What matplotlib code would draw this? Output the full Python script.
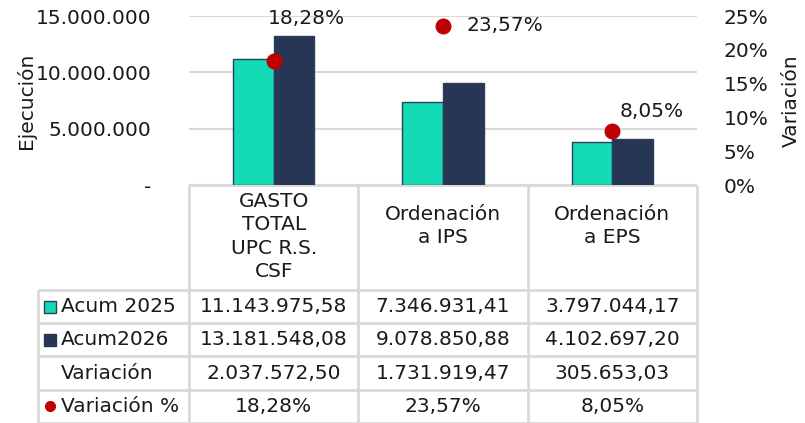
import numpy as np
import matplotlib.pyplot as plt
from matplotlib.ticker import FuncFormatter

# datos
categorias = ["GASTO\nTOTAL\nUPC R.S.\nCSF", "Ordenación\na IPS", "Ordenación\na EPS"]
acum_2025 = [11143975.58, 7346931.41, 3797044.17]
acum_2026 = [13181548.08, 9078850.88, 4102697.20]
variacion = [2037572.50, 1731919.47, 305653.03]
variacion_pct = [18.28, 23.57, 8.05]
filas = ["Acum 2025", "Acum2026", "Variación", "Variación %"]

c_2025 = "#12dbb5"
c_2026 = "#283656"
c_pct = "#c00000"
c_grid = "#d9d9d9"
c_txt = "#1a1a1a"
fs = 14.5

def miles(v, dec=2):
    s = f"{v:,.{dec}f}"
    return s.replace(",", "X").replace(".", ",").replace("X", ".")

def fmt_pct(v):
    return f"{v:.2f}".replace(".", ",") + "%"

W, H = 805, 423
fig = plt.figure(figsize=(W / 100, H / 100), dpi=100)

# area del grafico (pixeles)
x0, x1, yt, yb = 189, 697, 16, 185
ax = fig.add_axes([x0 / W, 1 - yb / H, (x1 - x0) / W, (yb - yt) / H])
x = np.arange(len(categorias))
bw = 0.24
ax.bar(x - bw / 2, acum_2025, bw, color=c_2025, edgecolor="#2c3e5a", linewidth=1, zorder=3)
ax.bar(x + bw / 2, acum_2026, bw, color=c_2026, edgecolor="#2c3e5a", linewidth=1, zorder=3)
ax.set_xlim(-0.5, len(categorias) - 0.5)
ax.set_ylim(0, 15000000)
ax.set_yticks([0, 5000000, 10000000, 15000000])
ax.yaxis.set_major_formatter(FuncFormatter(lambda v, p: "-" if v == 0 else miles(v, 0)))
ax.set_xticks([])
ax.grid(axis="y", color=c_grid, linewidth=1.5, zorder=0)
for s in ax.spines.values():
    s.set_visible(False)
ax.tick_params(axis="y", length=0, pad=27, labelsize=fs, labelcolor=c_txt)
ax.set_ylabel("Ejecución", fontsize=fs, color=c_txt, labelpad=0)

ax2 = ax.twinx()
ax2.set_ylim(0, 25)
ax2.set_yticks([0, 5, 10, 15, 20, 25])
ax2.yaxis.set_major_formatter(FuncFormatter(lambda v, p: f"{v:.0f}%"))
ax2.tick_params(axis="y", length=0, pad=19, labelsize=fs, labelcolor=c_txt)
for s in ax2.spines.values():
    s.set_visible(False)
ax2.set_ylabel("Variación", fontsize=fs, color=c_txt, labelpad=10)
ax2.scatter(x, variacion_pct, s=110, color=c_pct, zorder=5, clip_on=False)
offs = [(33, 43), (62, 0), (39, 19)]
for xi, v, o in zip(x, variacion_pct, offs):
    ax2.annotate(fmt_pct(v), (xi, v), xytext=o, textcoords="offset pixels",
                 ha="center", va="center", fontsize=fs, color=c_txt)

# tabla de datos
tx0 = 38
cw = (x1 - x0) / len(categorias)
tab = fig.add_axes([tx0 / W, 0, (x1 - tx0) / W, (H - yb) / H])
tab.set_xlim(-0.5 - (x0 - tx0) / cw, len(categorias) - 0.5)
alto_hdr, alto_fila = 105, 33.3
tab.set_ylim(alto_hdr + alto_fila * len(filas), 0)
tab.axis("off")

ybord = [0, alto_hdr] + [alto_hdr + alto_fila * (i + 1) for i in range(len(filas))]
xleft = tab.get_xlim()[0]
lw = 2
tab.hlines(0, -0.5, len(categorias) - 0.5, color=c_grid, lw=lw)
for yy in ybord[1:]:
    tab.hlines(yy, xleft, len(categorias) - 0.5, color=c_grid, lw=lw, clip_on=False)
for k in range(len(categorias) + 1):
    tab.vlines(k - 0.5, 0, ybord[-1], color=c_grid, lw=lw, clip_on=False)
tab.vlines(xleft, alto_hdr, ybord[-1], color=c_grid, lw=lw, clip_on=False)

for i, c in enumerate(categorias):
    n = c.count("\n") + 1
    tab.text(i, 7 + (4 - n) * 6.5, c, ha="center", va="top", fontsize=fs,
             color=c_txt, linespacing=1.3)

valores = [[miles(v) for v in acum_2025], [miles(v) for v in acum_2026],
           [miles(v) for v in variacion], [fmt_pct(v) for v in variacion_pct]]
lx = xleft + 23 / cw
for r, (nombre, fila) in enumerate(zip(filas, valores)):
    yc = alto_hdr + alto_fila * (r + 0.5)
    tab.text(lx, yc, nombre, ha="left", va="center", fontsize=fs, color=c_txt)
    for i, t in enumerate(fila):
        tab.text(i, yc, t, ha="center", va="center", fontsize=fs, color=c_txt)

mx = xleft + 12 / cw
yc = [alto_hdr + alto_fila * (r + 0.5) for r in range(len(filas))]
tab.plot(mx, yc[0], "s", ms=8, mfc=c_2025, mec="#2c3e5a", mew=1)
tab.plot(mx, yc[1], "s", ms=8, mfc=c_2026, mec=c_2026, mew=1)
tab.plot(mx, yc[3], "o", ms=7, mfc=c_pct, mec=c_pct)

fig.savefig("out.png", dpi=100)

+++

→ AIM: Write out each line of the listing above, exactly, from its first line to the line holding "fig = plt.figure(figsize=(W", inclusive. Skip the pictures.

→ COMPLETED EXERCISE:
What matplotlib code would draw this? Output the full Python script.
import numpy as np
import matplotlib.pyplot as plt
from matplotlib.ticker import FuncFormatter

# datos
categorias = ["GASTO\nTOTAL\nUPC R.S.\nCSF", "Ordenación\na IPS", "Ordenación\na EPS"]
acum_2025 = [11143975.58, 7346931.41, 3797044.17]
acum_2026 = [13181548.08, 9078850.88, 4102697.20]
variacion = [2037572.50, 1731919.47, 305653.03]
variacion_pct = [18.28, 23.57, 8.05]
filas = ["Acum 2025", "Acum2026", "Variación", "Variación %"]

c_2025 = "#12dbb5"
c_2026 = "#283656"
c_pct = "#c00000"
c_grid = "#d9d9d9"
c_txt = "#1a1a1a"
fs = 14.5

def miles(v, dec=2):
    s = f"{v:,.{dec}f}"
    return s.replace(",", "X").replace(".", ",").replace("X", ".")

def fmt_pct(v):
    return f"{v:.2f}".replace(".", ",") + "%"

W, H = 805, 423
fig = plt.figure(figsize=(W / 100, H / 100), dpi=100)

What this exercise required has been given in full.